### Exercise details
Locate the string "LaTeX" in the listing below. Copy every line where it is found.

====== Dataset records ======

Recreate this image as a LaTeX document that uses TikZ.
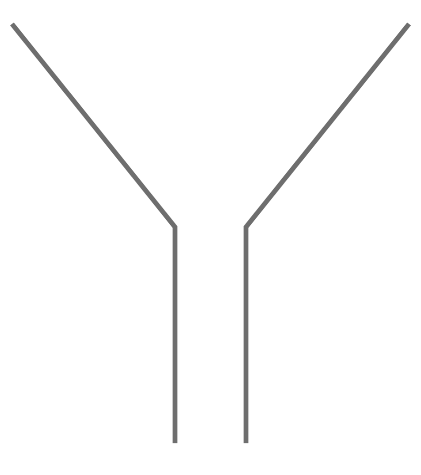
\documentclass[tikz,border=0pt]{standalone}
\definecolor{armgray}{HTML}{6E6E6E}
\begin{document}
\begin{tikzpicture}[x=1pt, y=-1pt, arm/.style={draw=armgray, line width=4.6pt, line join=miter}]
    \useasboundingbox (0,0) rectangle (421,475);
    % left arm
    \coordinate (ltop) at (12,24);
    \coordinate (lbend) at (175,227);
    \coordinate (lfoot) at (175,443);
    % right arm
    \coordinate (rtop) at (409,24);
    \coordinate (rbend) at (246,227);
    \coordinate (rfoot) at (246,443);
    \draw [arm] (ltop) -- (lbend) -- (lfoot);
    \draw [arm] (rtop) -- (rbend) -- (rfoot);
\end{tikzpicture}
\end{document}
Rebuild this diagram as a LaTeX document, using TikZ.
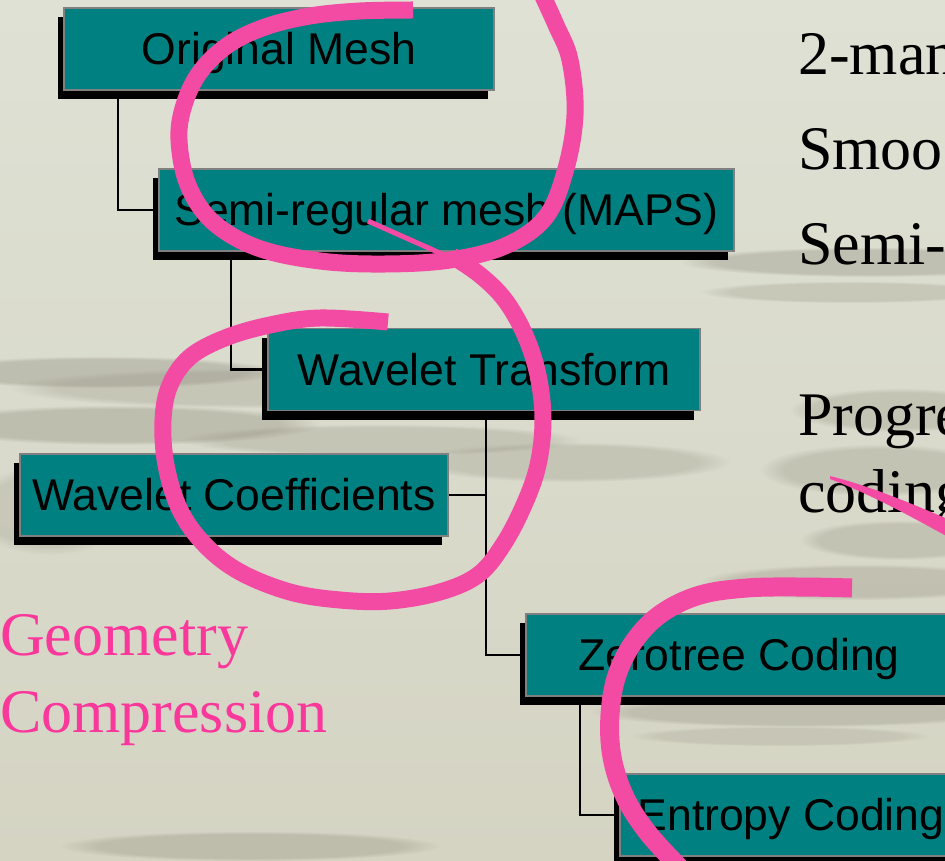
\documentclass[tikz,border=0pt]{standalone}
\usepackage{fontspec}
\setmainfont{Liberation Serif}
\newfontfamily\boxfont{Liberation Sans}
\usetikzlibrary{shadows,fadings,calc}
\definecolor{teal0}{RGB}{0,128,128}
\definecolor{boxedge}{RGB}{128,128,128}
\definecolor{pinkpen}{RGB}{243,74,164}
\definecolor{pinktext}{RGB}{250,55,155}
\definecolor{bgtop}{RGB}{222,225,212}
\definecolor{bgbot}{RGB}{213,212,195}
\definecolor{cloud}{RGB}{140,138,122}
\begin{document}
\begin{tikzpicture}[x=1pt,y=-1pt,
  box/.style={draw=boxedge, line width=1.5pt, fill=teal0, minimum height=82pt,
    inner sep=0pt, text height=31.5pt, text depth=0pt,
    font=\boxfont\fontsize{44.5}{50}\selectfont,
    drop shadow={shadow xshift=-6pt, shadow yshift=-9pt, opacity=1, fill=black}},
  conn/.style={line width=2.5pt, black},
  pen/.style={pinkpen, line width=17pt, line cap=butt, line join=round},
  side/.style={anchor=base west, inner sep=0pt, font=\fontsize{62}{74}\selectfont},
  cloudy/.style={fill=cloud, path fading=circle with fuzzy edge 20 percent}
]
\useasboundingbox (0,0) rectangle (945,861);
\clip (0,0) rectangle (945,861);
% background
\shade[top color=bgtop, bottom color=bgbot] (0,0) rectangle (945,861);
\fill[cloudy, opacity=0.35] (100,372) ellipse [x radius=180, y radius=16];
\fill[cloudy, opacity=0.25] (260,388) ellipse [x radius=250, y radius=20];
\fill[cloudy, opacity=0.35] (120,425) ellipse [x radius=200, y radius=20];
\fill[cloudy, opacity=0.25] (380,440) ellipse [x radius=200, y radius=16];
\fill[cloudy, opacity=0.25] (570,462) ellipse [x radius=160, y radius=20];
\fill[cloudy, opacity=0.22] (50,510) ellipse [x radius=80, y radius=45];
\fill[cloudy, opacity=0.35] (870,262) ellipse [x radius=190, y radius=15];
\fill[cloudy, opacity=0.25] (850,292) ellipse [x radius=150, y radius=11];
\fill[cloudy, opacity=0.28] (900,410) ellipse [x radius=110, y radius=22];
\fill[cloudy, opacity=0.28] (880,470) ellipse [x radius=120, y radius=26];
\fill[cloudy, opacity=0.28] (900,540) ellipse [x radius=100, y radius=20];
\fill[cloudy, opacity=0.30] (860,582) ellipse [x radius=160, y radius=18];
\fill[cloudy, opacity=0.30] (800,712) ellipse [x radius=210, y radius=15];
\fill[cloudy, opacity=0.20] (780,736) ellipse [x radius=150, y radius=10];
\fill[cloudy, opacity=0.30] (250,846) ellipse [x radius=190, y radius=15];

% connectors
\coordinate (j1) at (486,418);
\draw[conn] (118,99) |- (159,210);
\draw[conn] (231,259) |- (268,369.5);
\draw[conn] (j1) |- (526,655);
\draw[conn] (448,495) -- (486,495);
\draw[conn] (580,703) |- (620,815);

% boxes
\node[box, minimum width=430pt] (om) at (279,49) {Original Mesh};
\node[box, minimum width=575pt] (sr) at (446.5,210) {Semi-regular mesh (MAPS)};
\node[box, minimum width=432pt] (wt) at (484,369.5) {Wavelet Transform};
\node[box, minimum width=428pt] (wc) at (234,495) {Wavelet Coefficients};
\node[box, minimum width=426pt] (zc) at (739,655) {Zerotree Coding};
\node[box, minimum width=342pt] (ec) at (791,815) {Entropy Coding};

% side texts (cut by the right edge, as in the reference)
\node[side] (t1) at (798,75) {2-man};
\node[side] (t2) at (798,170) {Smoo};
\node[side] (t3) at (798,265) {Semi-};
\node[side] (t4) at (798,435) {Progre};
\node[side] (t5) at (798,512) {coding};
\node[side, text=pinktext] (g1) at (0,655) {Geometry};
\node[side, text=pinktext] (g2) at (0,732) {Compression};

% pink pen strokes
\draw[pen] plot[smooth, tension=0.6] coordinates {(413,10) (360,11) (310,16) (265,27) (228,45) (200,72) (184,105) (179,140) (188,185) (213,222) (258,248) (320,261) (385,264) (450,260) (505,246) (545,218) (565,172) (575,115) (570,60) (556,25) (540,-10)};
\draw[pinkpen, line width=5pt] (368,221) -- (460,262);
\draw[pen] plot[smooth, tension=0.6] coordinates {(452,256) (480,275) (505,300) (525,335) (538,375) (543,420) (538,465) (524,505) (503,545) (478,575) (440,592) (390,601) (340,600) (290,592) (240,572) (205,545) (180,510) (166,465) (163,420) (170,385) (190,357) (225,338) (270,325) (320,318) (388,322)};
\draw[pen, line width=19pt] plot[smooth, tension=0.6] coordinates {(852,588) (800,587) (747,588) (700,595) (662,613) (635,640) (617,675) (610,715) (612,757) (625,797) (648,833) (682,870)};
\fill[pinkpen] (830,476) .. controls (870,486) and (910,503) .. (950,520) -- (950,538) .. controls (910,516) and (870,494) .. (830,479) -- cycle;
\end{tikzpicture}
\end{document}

======
====== Dataset records ======

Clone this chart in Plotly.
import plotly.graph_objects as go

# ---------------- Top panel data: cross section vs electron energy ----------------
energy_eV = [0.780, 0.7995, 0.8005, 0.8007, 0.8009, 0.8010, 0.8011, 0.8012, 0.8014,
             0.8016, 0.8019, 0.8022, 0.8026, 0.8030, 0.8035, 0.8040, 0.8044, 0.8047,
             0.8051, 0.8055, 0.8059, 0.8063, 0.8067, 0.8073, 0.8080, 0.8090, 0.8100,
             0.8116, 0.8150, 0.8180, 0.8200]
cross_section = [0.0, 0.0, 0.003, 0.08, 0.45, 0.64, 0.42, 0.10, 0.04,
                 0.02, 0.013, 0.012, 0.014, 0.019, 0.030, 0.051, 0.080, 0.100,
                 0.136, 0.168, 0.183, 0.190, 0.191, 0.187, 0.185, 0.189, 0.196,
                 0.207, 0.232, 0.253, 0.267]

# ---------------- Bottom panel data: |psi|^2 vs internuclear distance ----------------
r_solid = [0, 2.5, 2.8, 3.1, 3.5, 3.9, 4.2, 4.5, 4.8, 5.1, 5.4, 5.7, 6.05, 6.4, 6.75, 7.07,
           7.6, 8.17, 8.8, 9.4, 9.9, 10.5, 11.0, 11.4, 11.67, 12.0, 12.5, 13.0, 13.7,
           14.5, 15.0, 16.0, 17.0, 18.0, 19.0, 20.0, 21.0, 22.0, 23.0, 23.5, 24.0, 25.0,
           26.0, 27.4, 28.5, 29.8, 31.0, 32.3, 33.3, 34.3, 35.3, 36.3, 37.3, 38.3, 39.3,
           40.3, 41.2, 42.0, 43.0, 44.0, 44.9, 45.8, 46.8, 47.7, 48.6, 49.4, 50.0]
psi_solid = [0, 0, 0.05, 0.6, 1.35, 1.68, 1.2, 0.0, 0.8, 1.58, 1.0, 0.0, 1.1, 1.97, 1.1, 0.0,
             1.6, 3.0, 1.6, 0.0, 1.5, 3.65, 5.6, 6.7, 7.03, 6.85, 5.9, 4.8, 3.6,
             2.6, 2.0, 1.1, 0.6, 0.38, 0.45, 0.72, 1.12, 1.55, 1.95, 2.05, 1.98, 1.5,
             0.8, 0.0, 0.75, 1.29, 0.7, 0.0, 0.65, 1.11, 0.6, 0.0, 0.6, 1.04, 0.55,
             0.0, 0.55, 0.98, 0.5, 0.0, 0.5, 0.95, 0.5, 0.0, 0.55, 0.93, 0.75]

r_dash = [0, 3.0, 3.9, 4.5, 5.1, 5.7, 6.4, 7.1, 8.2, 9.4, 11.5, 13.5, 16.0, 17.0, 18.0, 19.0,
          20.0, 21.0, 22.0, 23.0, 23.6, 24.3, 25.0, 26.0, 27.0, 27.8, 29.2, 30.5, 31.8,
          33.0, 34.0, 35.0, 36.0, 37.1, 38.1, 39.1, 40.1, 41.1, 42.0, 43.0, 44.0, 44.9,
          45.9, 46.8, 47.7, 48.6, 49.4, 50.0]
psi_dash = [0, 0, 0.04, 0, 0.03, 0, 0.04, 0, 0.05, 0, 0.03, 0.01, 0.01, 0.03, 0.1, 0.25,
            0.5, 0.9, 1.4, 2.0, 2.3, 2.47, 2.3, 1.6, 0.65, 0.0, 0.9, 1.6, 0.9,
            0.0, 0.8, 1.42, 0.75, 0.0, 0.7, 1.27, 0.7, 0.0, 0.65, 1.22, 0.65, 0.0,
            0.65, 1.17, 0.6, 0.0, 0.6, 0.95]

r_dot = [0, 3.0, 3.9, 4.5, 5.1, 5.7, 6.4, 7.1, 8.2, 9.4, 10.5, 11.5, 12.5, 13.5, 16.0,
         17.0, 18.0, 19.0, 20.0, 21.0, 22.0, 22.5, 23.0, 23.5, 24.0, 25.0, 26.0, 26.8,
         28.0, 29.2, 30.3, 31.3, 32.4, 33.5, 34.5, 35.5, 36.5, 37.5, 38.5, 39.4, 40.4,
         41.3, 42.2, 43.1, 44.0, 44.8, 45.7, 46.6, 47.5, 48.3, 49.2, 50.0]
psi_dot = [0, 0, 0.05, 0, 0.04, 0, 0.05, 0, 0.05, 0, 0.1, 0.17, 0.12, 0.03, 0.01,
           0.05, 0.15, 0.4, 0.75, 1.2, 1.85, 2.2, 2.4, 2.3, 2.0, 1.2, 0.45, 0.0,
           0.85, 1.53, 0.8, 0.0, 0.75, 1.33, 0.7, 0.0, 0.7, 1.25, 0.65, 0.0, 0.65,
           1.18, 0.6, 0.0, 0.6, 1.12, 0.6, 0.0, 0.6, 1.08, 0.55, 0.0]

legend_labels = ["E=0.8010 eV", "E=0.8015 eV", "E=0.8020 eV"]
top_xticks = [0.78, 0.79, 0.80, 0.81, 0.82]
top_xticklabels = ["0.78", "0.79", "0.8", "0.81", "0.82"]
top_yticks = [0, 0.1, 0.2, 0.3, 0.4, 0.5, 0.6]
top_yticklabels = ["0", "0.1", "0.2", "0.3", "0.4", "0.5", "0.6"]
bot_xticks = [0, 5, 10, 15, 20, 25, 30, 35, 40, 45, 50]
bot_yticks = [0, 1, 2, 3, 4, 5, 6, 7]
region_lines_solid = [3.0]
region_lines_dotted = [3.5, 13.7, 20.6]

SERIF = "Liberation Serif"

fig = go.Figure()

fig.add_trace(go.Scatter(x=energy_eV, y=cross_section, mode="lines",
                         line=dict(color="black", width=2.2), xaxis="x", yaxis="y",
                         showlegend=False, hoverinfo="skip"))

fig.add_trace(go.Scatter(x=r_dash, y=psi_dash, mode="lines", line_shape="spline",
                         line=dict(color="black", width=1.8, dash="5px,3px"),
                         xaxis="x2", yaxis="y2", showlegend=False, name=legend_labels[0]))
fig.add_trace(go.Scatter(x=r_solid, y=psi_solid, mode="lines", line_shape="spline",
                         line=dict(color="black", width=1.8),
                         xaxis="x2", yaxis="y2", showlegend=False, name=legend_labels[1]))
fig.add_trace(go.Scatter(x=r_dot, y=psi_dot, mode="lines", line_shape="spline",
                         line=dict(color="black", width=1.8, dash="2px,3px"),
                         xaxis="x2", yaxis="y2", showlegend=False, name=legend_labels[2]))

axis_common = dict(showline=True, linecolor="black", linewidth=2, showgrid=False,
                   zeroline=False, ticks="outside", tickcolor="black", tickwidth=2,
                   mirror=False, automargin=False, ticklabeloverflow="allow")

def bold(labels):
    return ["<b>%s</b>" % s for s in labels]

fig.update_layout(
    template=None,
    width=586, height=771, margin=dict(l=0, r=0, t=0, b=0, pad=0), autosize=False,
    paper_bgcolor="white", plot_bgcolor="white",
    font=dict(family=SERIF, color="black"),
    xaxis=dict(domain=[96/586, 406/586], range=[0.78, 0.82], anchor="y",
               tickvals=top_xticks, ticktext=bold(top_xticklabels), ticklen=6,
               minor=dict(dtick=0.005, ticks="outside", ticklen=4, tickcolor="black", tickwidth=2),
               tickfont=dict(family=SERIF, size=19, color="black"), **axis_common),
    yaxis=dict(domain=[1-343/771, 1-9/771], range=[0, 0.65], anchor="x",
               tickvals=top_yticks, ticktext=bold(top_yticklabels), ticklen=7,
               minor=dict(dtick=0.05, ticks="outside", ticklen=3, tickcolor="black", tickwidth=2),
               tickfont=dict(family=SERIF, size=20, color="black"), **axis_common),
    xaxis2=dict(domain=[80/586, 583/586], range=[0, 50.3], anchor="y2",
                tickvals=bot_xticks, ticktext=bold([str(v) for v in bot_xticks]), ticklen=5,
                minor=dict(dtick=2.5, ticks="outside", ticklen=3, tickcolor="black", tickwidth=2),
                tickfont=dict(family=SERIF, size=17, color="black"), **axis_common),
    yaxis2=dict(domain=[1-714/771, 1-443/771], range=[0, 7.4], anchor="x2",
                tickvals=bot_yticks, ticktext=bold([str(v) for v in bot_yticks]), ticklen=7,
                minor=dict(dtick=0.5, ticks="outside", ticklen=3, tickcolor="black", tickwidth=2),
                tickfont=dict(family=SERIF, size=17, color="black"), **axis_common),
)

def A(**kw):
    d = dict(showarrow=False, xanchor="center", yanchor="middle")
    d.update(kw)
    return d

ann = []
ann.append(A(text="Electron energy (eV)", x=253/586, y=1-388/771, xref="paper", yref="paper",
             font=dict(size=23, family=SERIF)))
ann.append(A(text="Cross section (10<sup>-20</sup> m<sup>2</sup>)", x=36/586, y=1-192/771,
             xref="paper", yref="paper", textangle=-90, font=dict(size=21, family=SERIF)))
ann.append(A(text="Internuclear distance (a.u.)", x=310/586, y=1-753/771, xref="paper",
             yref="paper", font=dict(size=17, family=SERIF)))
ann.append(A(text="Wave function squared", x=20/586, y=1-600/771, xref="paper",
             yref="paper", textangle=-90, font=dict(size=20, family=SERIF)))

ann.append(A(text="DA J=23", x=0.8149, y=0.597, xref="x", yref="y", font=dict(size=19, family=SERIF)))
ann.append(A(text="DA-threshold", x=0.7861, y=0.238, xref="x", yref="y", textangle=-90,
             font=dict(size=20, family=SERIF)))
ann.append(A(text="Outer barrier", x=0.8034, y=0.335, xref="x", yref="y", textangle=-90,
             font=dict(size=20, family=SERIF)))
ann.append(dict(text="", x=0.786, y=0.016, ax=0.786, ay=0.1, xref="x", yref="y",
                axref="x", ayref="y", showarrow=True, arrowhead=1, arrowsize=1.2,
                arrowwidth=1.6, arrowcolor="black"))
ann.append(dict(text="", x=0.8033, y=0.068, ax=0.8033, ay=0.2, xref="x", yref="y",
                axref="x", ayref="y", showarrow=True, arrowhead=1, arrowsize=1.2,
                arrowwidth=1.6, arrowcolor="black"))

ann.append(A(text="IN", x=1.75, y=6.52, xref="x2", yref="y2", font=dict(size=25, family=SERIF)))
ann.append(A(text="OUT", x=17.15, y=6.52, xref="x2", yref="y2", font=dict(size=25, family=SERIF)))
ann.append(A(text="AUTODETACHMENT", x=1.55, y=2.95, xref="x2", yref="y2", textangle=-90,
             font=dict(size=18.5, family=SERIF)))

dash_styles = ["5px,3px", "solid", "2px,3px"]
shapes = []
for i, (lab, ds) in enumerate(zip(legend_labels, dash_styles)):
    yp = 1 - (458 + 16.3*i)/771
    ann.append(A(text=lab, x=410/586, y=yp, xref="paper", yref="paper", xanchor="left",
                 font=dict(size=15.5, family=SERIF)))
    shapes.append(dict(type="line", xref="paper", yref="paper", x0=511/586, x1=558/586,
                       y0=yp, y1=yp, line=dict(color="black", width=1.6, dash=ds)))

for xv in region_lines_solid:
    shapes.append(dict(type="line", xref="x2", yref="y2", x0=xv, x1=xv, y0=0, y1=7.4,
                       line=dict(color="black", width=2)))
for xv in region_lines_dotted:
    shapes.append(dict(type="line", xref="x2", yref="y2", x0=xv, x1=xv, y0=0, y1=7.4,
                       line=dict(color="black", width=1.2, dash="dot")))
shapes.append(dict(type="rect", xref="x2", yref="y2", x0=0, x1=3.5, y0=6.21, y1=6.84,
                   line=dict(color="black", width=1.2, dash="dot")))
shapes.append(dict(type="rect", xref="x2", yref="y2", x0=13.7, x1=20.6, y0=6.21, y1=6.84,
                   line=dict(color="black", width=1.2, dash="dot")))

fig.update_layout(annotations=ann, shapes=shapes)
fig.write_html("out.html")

======

### Written solution
Recreate this image as a LaTeX document that uses TikZ.
Rebuild this diagram as a LaTeX document, using TikZ.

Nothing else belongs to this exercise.